Suiter describes Fishkin’s book as an “unusually evidence-rich answer” to democracy’s current crisis and an “urgently valuable guide” to what deliberation can achieve at scale. She calls the book a “remarkable consolidation” of deliberation’s capacity to improve public reasoning and reduce polarization, concluding that Fishkin makes democratic reform feel “not only desirable but testable.”

“Sortition, Elections and the Will of the People” by Cristina Lafont

Lafont writes that Fishkin’s book addresses “one of the most important and urgent political questions of our times”: how to revitalize democracy against autocratic and populist threats. She praises the book’s “wealth of (often striking) data” from decades of Deliberative Polls and says Fishkin’s innovations provide “a blueprint for a democratic system” that combines competitive elections with genuine citizen deliberation.

“Comments on Fishkin, Can Deliberation Cure the Ills of Democracy? by Mark E. Warren

Warren calls Can Deliberation Cure the Ills of Democracy? an “excellent book” and writes that Fishkin’s central question is “now urgent.” He identifies a “standout feature” of the book: Fishkin shows how deliberative minipublics can strengthen democracy when inserted into legacy institutions, helping to reduce polarization and build a more deliberative democratic culture.
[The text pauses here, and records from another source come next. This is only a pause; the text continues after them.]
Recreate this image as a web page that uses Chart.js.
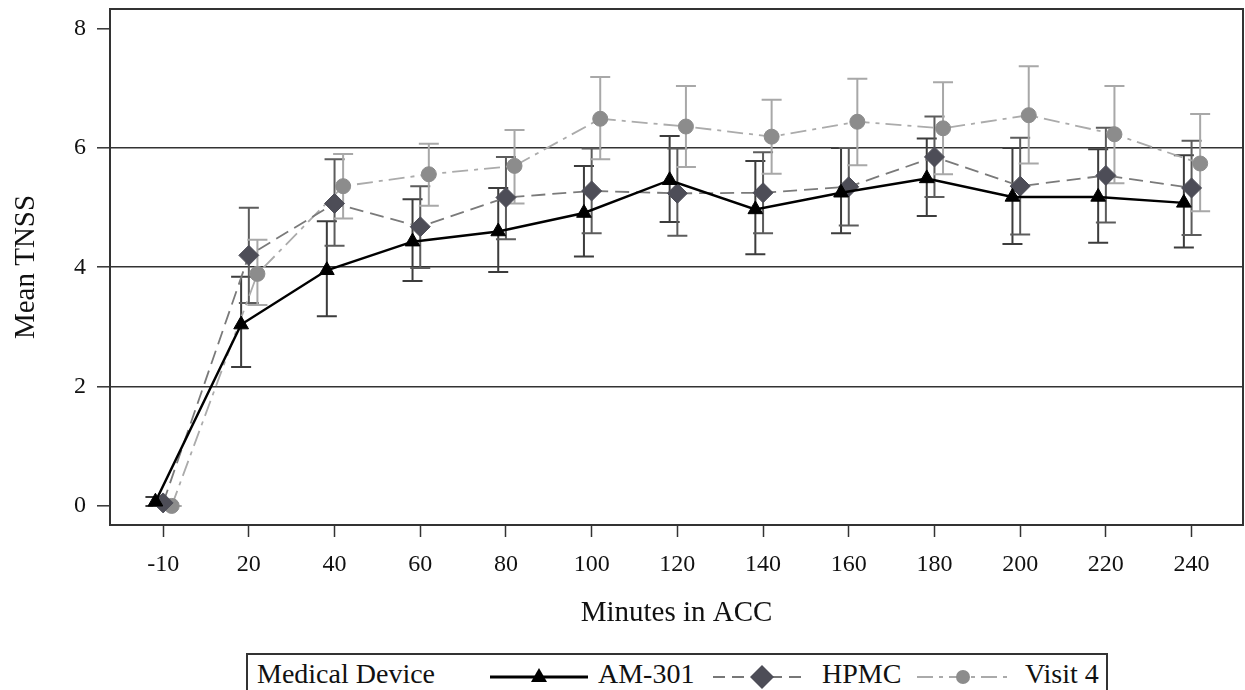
<!DOCTYPE html>
<html>
<head>
<meta charset="utf-8">
<title>Mean TNSS by minutes in ACC</title>
<script src="https://cdn.jsdelivr.net/npm/chart.js@4.4.1/dist/chart.umd.min.js"></script>
<style>
  html, body { margin: 0; padding: 0; background: #fff; overflow: hidden; }
  #wrap { position: relative; width: 1245px; height: 690px; }
  #chart { position: absolute; left: 0; top: 0; }
  #legend { position: absolute; left: 0; top: 0; pointer-events: none; }
  #legend text { font-family: 'Liberation Serif', 'DejaVu Serif', serif; font-size: 28px; fill: #111; }
</style>
</head>
<body>
<div id="wrap">
  <canvas id="chart" width="1245" height="690"></canvas>
  <svg id="legend" width="1245" height="690">
    <rect x="247" y="654" width="860" height="60" fill="#fff" stroke="#333" stroke-width="2"/>
    <text x="257" y="683">Medical Device</text>
    <line x1="490" y1="677" x2="588" y2="677" stroke="#000" stroke-width="3"/>
    <polygon points="539,668 547,682 531,682" fill="#000"/>
    <text x="598" y="683">AM-301</text>
    <line x1="713" y1="677" x2="808" y2="677" stroke="#777" stroke-width="2" stroke-dasharray="12 7"/>
    <polygon points="762,665 774,677 762,689 750,677" fill="#4d4d57"/>
    <text x="822" y="683">HPMC</text>
    <line x1="917" y1="677" x2="1012" y2="677" stroke="#aaa" stroke-width="2" stroke-dasharray="16 6 4 6"/>
    <circle cx="963" cy="677" r="7" fill="#8c8c8c"/>
    <text x="1025" y="683">Visit 4</text>
  </svg>
</div>
<script>
// time points (minutes in ACC)
const minutes = ['-10', '20', '40', '60', '80', '100', '120', '140', '160', '180', '200', '220', '240'];
const yTicks = [0, 2, 4, 6, 8];

// AM-301
const am301Mean = [0.07, 3.04, 3.95, 4.43, 4.60, 4.91, 5.46, 4.97, 5.25, 5.49, 5.18, 5.18, 5.08];
const am301Hi   = [0.15, 3.84, 4.77, 5.14, 5.33, 5.70, 6.20, 5.78, 6.00, 6.16, 6.00, 5.98, 5.88];
const am301Lo   = [0.00, 2.33, 3.18, 3.77, 3.92, 4.18, 4.76, 4.22, 4.57, 4.86, 4.39, 4.41, 4.33];

// HPMC
const hpmcMean = [0.05, 4.20, 5.07, 4.68, 5.17, 5.28, 5.24, 5.25, 5.35, 5.85, 5.36, 5.54, 5.33];
const hpmcHi   = [0.10, 5.00, 5.81, 5.36, 5.85, 5.99, 5.99, 5.93, 6.00, 6.53, 6.17, 6.34, 6.12];
const hpmcLo   = [0.00, 3.40, 4.36, 3.99, 4.47, 4.57, 4.53, 4.57, 4.70, 5.18, 4.55, 4.75, 4.54];

// Visit 4
const visit4Mean = [0.00, 3.89, 5.36, 5.56, 5.70, 6.49, 6.36, 6.19, 6.44, 6.33, 6.55, 6.23, 5.74];
const visit4Hi   = [0.00, 4.46, 5.90, 6.07, 6.30, 7.19, 7.04, 6.81, 7.16, 7.10, 7.37, 7.04, 6.57];
const visit4Lo   = [0.00, 3.37, 4.82, 5.03, 5.07, 5.81, 5.68, 5.57, 5.71, 5.56, 5.74, 5.41, 4.94];

const serif = "'Liberation Serif', 'DejaVu Serif', serif";

// small horizontal dodge so the three series don't sit on top of each other
function points(values, dodge) {
  return values.map((v, i) => ({x: i + dodge, y: v}));
}

// vertical error bars with caps, drawn under the lines and markers
const errorBars = {
  id: 'errorBars',
  beforeDatasetsDraw(chart) {
    const ctx = chart.ctx;
    const yScale = chart.scales.y;
    chart.data.datasets.forEach((ds, d) => {
      const meta = chart.getDatasetMeta(d);
      ctx.save();
      ctx.strokeStyle = ds.errColor;
      ctx.lineWidth = 2;
      meta.data.forEach((pt, i) => {
        const top = yScale.getPixelForValue(ds.errHi[i]);
        const bottom = yScale.getPixelForValue(ds.errLo[i]);
        ctx.beginPath();
        ctx.moveTo(pt.x, top);
        ctx.lineTo(pt.x, bottom);
        ctx.moveTo(pt.x - 10, top);
        ctx.lineTo(pt.x + 10, top);
        ctx.moveTo(pt.x - 10, bottom);
        ctx.lineTo(pt.x + 10, bottom);
        ctx.stroke();
      });
      ctx.restore();
    });
  }
};

// full frame round the plot area
const frame = {
  id: 'frame',
  beforeDatasetsDraw(chart) {
    const {ctx, chartArea: a} = chart;
    ctx.save();
    ctx.strokeStyle = '#333';
    ctx.lineWidth = 2;
    ctx.strokeRect(a.left, a.top, a.right - a.left, a.bottom - a.top);
    ctx.restore();
  }
};

new Chart(document.getElementById('chart'), {
  type: 'line',
  data: {
    datasets: [
      {
        label: 'AM-301',
        data: points(am301Mean, -0.09),
        errHi: am301Hi, errLo: am301Lo, errColor: '#3c3c3c',
        borderColor: '#000',
        borderWidth: 2.5,
        pointStyle: 'triangle',
        pointRadius: 8.5,
        pointBackgroundColor: '#000',
        pointBorderColor: '#000',
        pointBorderWidth: 1
      },
      {
        label: 'HPMC',
        data: points(hpmcMean, 0),
        errHi: hpmcHi, errLo: hpmcLo, errColor: '#5c5c5c',
        borderColor: '#7a7a7a',
        borderWidth: 1.8,
        borderDash: [14, 7],
        pointStyle: 'rectRot',
        pointRadius: 10,
        pointBackgroundColor: '#4d4d57',
        pointBorderColor: '#4d4d57',
        pointBorderWidth: 1
      },
      {
        label: 'Visit 4',
        data: points(visit4Mean, 0.1),
        errHi: visit4Hi, errLo: visit4Lo, errColor: '#a8a8a8',
        borderColor: '#ababab',
        borderWidth: 1.8,
        borderDash: [16, 6, 4, 6],
        pointStyle: 'circle',
        pointRadius: 7.5,
        pointBackgroundColor: '#8c8c8c',
        pointBorderColor: '#8c8c8c',
        pointBorderWidth: 1
      }
    ]
  },
  options: {
    responsive: false,
    animation: false,
    layout: {
      autoPadding: false,
      padding: {left: 0, right: 2, top: 9, bottom: 0}
    },
    plugins: {
      legend: {display: false},
      tooltip: {enabled: false}
    },
    scales: {
      x: {
        type: 'linear',
        min: -0.62,
        max: 12.6,
        afterBuildTicks: (scale) => {
          scale.ticks = minutes.map((m, i) => ({value: i}));
        },
        afterFit: (scale) => {
          scale.height = 165;
          scale.paddingLeft = 0;
          scale.paddingRight = 0;
        },
        border: {display: false},
        grid: {
          drawOnChartArea: false,
          tickLength: 12,
          tickColor: '#333',
          tickWidth: 1.5
        },
        ticks: {
          padding: 13,
          maxRotation: 0,
          autoSkip: false,
          color: '#111',
          font: {family: serif, size: 24},
          callback: (value) => minutes[Math.round(value)]
        },
        title: {
          display: true,
          text: 'Minutes in ACC',
          color: '#111',
          font: {family: serif, size: 29},
          padding: {top: 0, bottom: 59}
        }
      },
      y: {
        min: -0.32,
        max: 8.33,
        afterBuildTicks: (scale) => {
          scale.ticks = yTicks.map(v => ({value: v}));
        },
        afterFit: (scale) => {
          scale.width = 110;
          scale.paddingTop = 0;
          scale.paddingBottom = 0;
        },
        border: {display: false},
        grid: {
          color: (c) => (c.tick && c.tick.value > 0 && c.tick.value < 8) ? '#333' : 'rgba(0,0,0,0)',
          lineWidth: 1.6,
          tickLength: 13,
          tickColor: '#333',
          tickWidth: 1.5
        },
        ticks: {
          padding: 11,
          color: '#111',
          font: {family: serif, size: 24}
        },
        title: {
          display: true,
          text: 'Mean TNSS',
          color: '#111',
          font: {family: serif, size: 29},
          padding: {top: 9, bottom: 0}
        }
      }
    }
  },
  plugins: [errorBars, frame]
});
</script>
</body>
</html>
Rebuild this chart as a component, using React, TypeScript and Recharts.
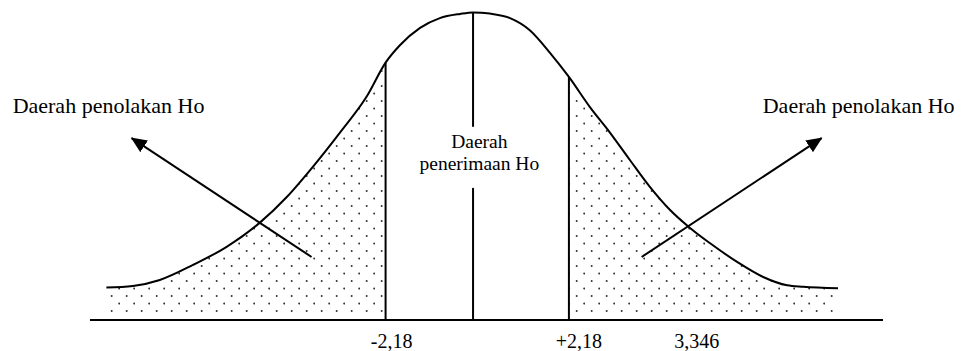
import React from 'react';
import {
  ComposedChart,
  Line,
  Area,
  XAxis,
  YAxis,
  ReferenceLine,
  ReferenceDot,
} from 'recharts';

// t positions along the sketch and curve height
const tPos = [
  -8.82, -8.19, -7.55, -6.76, -5.96, -5.17, -4.53, -3.91, -3.27, -2.63, -2.18,
  -1.84, -1.36, -0.89, -0.41, -0.1, 0.3, 0.78, 1.25, 1.73, 2.18, 2.68, 3.16,
  3.63, 4.11, 4.58, 5.06, 5.53, 6.18, 6.8, 7.37, 7.75, 8.58,
];
const density = [
  0.043, 0.045, 0.053, 0.073, 0.097, 0.129, 0.163, 0.203, 0.248, 0.296, 0.341,
  0.364, 0.387, 0.4, 0.4055, 0.4075, 0.406, 0.4, 0.384, 0.354, 0.322, 0.282,
  0.248, 0.212, 0.176, 0.146, 0.122, 0.102, 0.077, 0.057, 0.046, 0.044, 0.042,
];

const criticalLow = -2.18;
const criticalHigh = 2.18;
const centerT = -0.1;

// x-axis ticks (3,346 sits where the sketch put it, not to scale)
const tickValues = [-2.18, 2.18, 5.22];
const tickLabels = ['-2,18', '+2,18', '3,346'];

// arrows: tail -> tip
const leftArrow = [
  { x: -3.94, y: 0.0835 },
  { x: -8.22, y: 0.241 },
];
const rightArrow = [
  { x: 3.91, y: 0.0835 },
  { x: 8.19, y: 0.241 },
];

const rejectLabel = 'Daerah penolakan Ho';
const acceptLabel = ['Daerah', 'penerimaan Ho'];

const chartData = tPos.map((t, i) => ({
  t,
  curve: density[i],
  left: t <= criticalLow ? density[i] : null,
  right: t >= criticalHigh ? density[i] : null,
}));

const curveAt = (t: number) => density[tPos.indexOf(t)];

const serif: React.CSSProperties = {
  fontFamily: '"Liberation Serif", "Times New Roman", Tinos, "DejaVu Serif", serif',
};
const tickShift = [6, 10, 0];

const AxisTick = (props: any) => {
  const { x, y, index } = props;
  return (
    <text
      x={x + tickShift[index]}
      y={y + 19.5}
      textAnchor="middle"
      style={serif}
      fontSize={20}
      fill="#000"
    >
      {tickLabels[index]}
    </text>
  );
};

const arrowShape = (p: any) => (
  <line
    x1={p.x1}
    y1={p.y1}
    x2={p.x2}
    y2={p.y2}
    stroke="#000"
    strokeWidth={2}
    markerEnd="url(#arrowHead)"
  />
);

export default function App() {
  return (
    <div style={{ position: 'absolute', left: 0, top: 0, background: '#fff' }}>
      <ComposedChart
        width={966}
        height={351}
        data={chartData}
        margin={{ top: 3, right: 83, bottom: 0, left: 90 }}
      >
        <defs>
          <pattern id="dots" patternUnits="userSpaceOnUse" width={15} height={15}>
            <circle cx={6.7} cy={11} r={1} fill="#333" />
            <circle cx={14.2} cy={3.5} r={1} fill="#333" />
          </pattern>
          <marker
            id="arrowHead"
            markerUnits="userSpaceOnUse"
            markerWidth={17}
            markerHeight={14}
            refX={15}
            refY={7}
            orient="auto"
          >
            <path d="M0,0 L16,7 L0,14 z" fill="#000" />
          </marker>
        </defs>
        <XAxis
          dataKey="t"
          type="number"
          domain={[-9.21, 9.65]}
          allowDataOverflow
          ticks={tickValues}
          tick={<AxisTick />}
          tickLine={false}
          axisLine={{ stroke: '#000', strokeWidth: 2 }}
          height={31}
          interval={0}
        />
        <YAxis hide type="number" domain={[0, 0.42]} allowDataOverflow />
        <Area
          dataKey="left"
          type="monotone"
          stroke="none"
          fill="url(#dots)"
          fillOpacity={1}
          baseValue={0.008}
          isAnimationActive={false}
          activeDot={false}
        />
        <Area
          dataKey="right"
          type="monotone"
          stroke="none"
          fill="url(#dots)"
          fillOpacity={1}
          baseValue={0.008}
          isAnimationActive={false}
          activeDot={false}
        />
        <Line
          dataKey="curve"
          type="monotone"
          stroke="#000"
          strokeWidth={2}
          dot={false}
          activeDot={false}
          isAnimationActive={false}
        />
        <ReferenceLine
          segment={[
            { x: criticalLow, y: 0 },
            { x: criticalLow, y: curveAt(criticalLow) },
          ]}
          stroke="#000"
          strokeWidth={2}
        />
        <ReferenceLine
          segment={[
            { x: criticalHigh, y: 0 },
            { x: criticalHigh, y: curveAt(criticalHigh) },
          ]}
          stroke="#000"
          strokeWidth={2}
        />
        <ReferenceLine
          segment={[
            { x: centerT, y: 0 },
            { x: centerT, y: 0.175 },
          ]}
          stroke="#000"
          strokeWidth={2}
        />
        <ReferenceLine
          segment={[
            { x: centerT, y: 0.256 },
            { x: centerT, y: curveAt(centerT) },
          ]}
          stroke="#000"
          strokeWidth={2}
        />
        <ReferenceLine segment={leftArrow} shape={arrowShape} />
        <ReferenceLine segment={rightArrow} shape={arrowShape} />
        <ReferenceDot
          x={-11.05}
          y={0.274}
          ifOverflow="visible"
          shape={(p: any) => (
            <text x={p.cx} y={p.cy} style={serif} fontSize={22} fill="#000">
              {rejectLabel}
            </text>
          )}
        />
        <ReferenceDot
          x={6.79}
          y={0.274}
          ifOverflow="visible"
          shape={(p: any) => (
            <text x={p.cx} y={p.cy} style={serif} fontSize={22} fill="#000">
              {rejectLabel}
            </text>
          )}
        />
        <ReferenceDot
          x={0.05}
          y={0.2275}
          ifOverflow="visible"
          shape={(p: any) => (
            <text x={p.cx} y={p.cy} textAnchor="middle" style={serif} fontSize={19.5} fill="#000">
              <tspan x={p.cx}>{acceptLabel[0]}</tspan>
              <tspan x={p.cx} dy={21.7}>
                {acceptLabel[1]}
              </tspan>
            </text>
          )}
        />
      </ComposedChart>
    </div>
  );
}
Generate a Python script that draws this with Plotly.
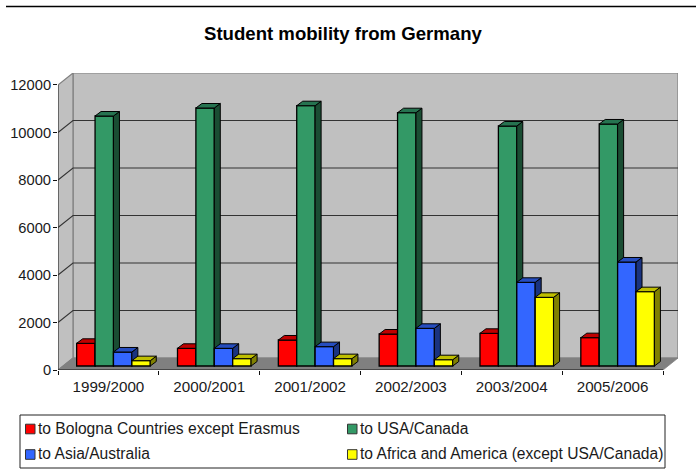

“A Contingency Theory of Sortition” by Jane Mansbridge

Mansbridge calls Deliberative Polls the “gold standard” in recruitment and attitude representation, emphasizing their distinctive ability to create deliberative samples that reflect the broader public. She also argues that the “calming, listening, and bonding qualities” of deliberative citizen groups are urgently needed in a world marked by polarization and conflict.

“Response to Commentaries: JoS Review Symposium on Can Deliberation Cure the Ills of Democracy? by James S. Fishkin

In his response, Fishkin engages the symposium’s areas of “enthusiastic near-agreement” and “serious disagreements” in the spirit of deliberation. He clarifies the book’s central argument for a more deliberative society, responds to challenges from Gastil, Suiter, Lafont, Warren, and Mansbridge, and restates the aim of connecting the considered “will of the people” to what is actually done. Fishkin closes by describing the symposium as an example of “collective intelligence” helping to chart the way forward.

About the Book

In Can Deliberation Cure the Ills of Democracy?, James S. Fishkin draws on decades of research and practice to ask whether deliberative democracy can respond to some of the central crises of contemporary public life. The book examines how carefully designed deliberation can help citizens move beyond polarization, misinformation, and partisan division toward more considered public judgment.